Les symptômes négatifs de la schizophrénie et des autres troubles psychotiques : une approche multidimensionnelle

 

Michael Bodnar

CIUSSS de l'Ouest-de-l'Ile-de-Montréal

 

Domaine : service de santé

Programme chercheurs-boursiers cliniciens - Junior 1

Concours 2017-2018

Schizophrenia and the related psychoses are arguably the most serious of all mental health disorders affecting around 1% of population and are ranked third in the world in causes of years lost due to disability. Psychosis is characterized by positive (hallucinations, delusions), negative (diminished expressivity, avolition), and cognitive (disorganized thinking, impaired memory) symptoms. Negative symptoms generally persist longer than positive symptoms and have been robustly related to a poorer outcome. Additionally, predominant negative symptoms are associated to increased annual healthcare costs. Unfortunately, current treatments for negative symptoms offer limited to no relief. Therefore, there is an important need to provide adequate treatment for these symptoms in order to offer a better outcome for more while helping to reduce long-term healthcare costs.

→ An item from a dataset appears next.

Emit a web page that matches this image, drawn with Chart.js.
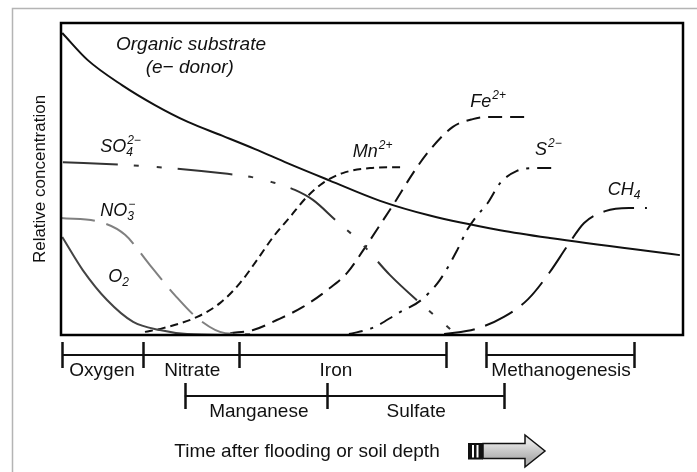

The proposed research program aims to better understand negative symptoms across the continuum of psychosis (i.e. from a first-episode of psychosis to enduring schizophrenia) using behavioural, neurocognitive, and neuroimaging data, culminating in the development and implementation of a novel psychological intervention. Specifically, we will develop a multi-dimensional database which will provide a complete portrayal of negative symptoms across the various stages of psychosis and study the validity of several assessment tools for negative symptoms. Using state-of-the-art neuroimaging techniques, we aim to determine the critical period after the start of treatment when brain changes occur in relation to changes in negative symptom severity. These will help the development of a novel evidence-based intervention that specifically targets negative symptoms and associated difficulties such as memory problems.

The findings herein will significantly influence the development and testing of future negative symptom treatments aimed to improve outcome for more. Insights from my research program will also inform and help sustain and scale up the ongoing process of psychological services offered to people with psychosis, namely those with predominant negative symptoms.